Prejudice

Prejudice

Well, I certainly got a big, fat reality check with that last post about Finn’s IEP meeting. Prejudice against kids with developmental disabilities is alive and well! Only, it’s not just the blatant kind, where people make “retard” comments or express their gratitude that they don’t have a kid like mine. No, this is a more stealthy – and also more insidious – kind of prejudice: the kind that’s cloaked in good intentions, in well-meaningness, in gently trying to get me to see reality as they see it – that Finn is less than, and that he always will be, and that he should be treated accordingly.

It’s not that I want anyone to blow sunshine up my ass – if you’ve spent any time here on this blog at all, you know that I’m not a blow-sunshine-up-my-or-anyone-else’s-ass kind of girl. And it’s not that I expect or even want everyone to agree with me on all issues (okay, well, maybe that would be helpful in my plan to take over the world . . .) I genuinely appreciate engaging in discussion, in constructive debate, in sharing ideas that maybe hadn’t occurred to me. What I don’t appreciate is anyone trying to shove their version of reality down my throat.

Here’s the thing: just because something doesn’t make sense to you, just because you can’t figure out how something can possibly work, just because your sense of logic doesn’t explain certain ideas and mechanisms to you – that doesn’t mean that what you have settled on as “reality” is actually reality. Look – I have no fucking idea how the doctors came up with certain concoctions of chemicals and a regimen of how to administer them, along with their plan and actual implementation of that plan of how to slice my husband’s body open and remove certain problematic tissue – to cure him of cancer (or at least put him into remission for this past four years) – but just because I don’t understand it and can’t explain it doesn’t mean that it’s not possible, that it didn’t actually happen. Just because I don’t understand the mechanisms of aerodynamics and physics, and my sense of logic tells me that a multi-ton jumbo jet cannot possibly lift off into the air and remain airborne – that doesn’t mean that multi-ton jumbo jets don’t actually lift off into the air and remain airborne, carrying people all over the planet, all the fucking time.

If you’ve decided that my son can’t succeed in a general ed classroom because he is intellectually disabled – based solely on your sense of logic – that’s prejudice. Prejudice means “pre-judging” – and it’s almost always based on erroneous perceptions and ideas. If you can’t back your position up with actual facts and evidence, then it’s merely your opinion – not fact, not reality.

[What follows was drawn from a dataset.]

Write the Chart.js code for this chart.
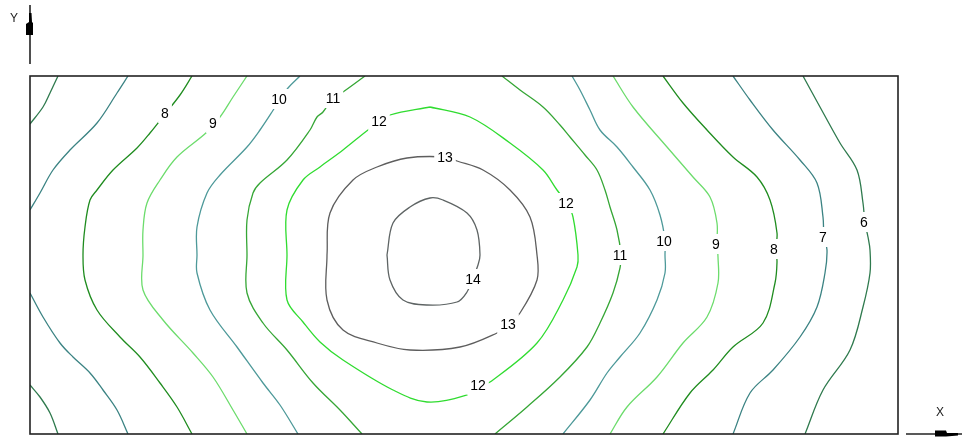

It’s been very disheartening this last day or two to realize that this is what we’re up against – not just a shitty school district that has its own pocketbook at the very top of its list of priorities, above serving the actual students in its charge to the best of its ability (this is the “system” I should just “stop fighting,” apparently) – but my own peers – parents of kids with whom Finn (and all the rest of my kids) will attend school for the next decade and a half. Parents who believe that Finn doesn’t belong in the same classes their kids are in because he’s developmentally disabled. Parents who see a diagnosis, a label, or, yes, even a developmental age that a mother was foolish enough to reveal, and pre-judge based on that. Parents who are close-minded, who see limitations, not possibilities. Parents who think it’s unfair for me to expect teachers to tailor things for Finn so that he can learn. Parents who think it’s unfair that Finn’s presence, with his accommodations, will present distractions to the rest of the class. Parents who will, intentionally or not, pass these same pre-judgments down to their kids – my son’s peers.

And so the cycle of prejudice and discrimination continues to thrive.

Here’s what I would like to ask of you: don’t pre-judge. Don’t decide that this can’t work. Try to have an open mind. Don’t limit a little boy you don’t even know – not the way I know him – based on numbers, or even based on your own perceptions and your own personal observations elsewhere. Root for Finn. Cheer for him. Trust that we, Finn’s parents, are traveling this road with our eyes wide open – that of course we question and doubt and worry, but that ultimately, we’re doing what we’re doing because we’ve done our homework, and continue to do our homework, and we believe it’s what will benefit Finn the most out of all the possibilities open to us.